Embora a decisão de Mendes destaque que combater a pobreza e instituir a renda básica de cidadania são mandamentos legais, sua decisão deixa claro que a dotação fora do teto, com a abertura de crédito extraordinário, servem ao propósito de garantir o pagamento dos R$ 600 do Bolsa Família -- e entendo que haver espaço para o futuro governo tratar também dos R$ 150 a cada criança com menos de seis anos pertencente a famílias que integram o programa. Mas creio que isso pode ser definido em agravo a ser impetrado pelo próprio Randolfe Rodrigues. A ver.
A PEC da Transição é mais ampla e busca garantir dinheiro para outras rubricas do Orçamento que estão também em petição de miséria. Já lembrei aqui: a dotação da Saúde traz R$ 16,7 bilhões a menos do que neste ano. Ao programa Minha Casa Minha Vida, foram destinados R$ 34 milhões. A Educação teve uma redução de mais de R$ 4 bilhões.
Assim, ao futuro governo continua necessário aprovar a PEC da Transição. A decisão de Mendes, no entanto, assegura que não haverá paralisia no pagamento dos R$ 600 do Bolsa Família caso a negociação vá à breca.

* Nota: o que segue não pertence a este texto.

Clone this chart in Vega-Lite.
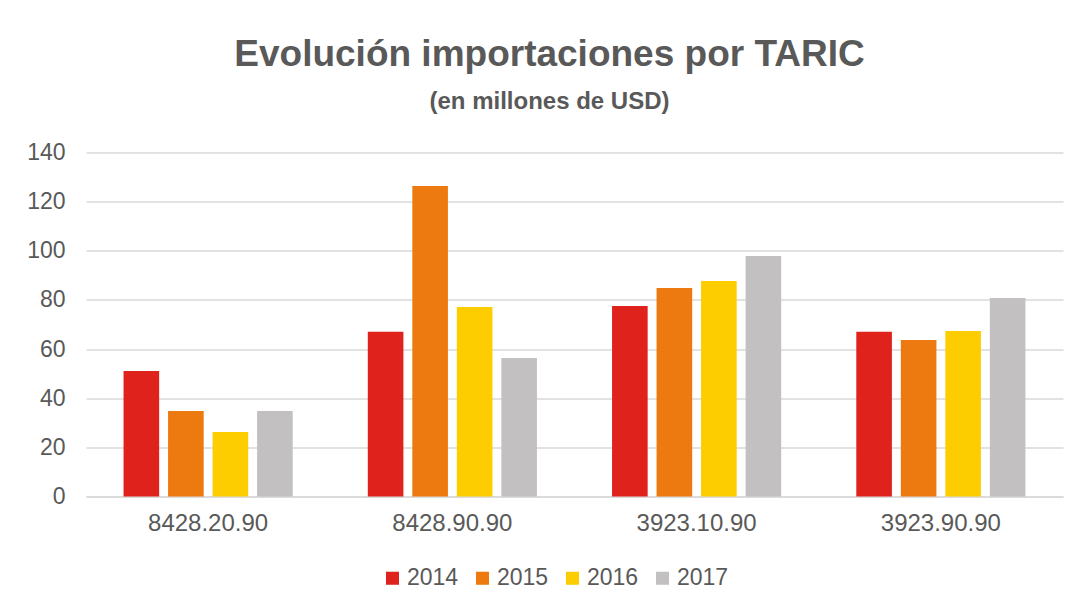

Aqui e ali se dizia que a abertura de crédito extraordinário poderia ser um caminho inseguro, uma vez que o teto de gastos está constitucionalizado. Mendes decide que não e explica por quê.
NÃO É ESCUDO
Em seu voto, o ministro resgata trecho do próprio voto, em 2021, quando a União apôs embargos de declaração por ocasião daquele Mandado de Injunção que pedia a implementação do programa de renda mínima:
"[o teto de gastos não pode ser usado] "como escudo para o descumprimento de decisões judiciais, circunstância que, inclusive, foi considerada no voto condutor do acórdão recorrido, o qual, ao divergir do relator, determinou que o valor do benefício deveria ser fixado pelo Poder Executivo, 'no exercício fiscal seguinte ao da conclusão do julgamento do mérito (2022)', concedendo um prazo para que os governantes pudessem se organizar".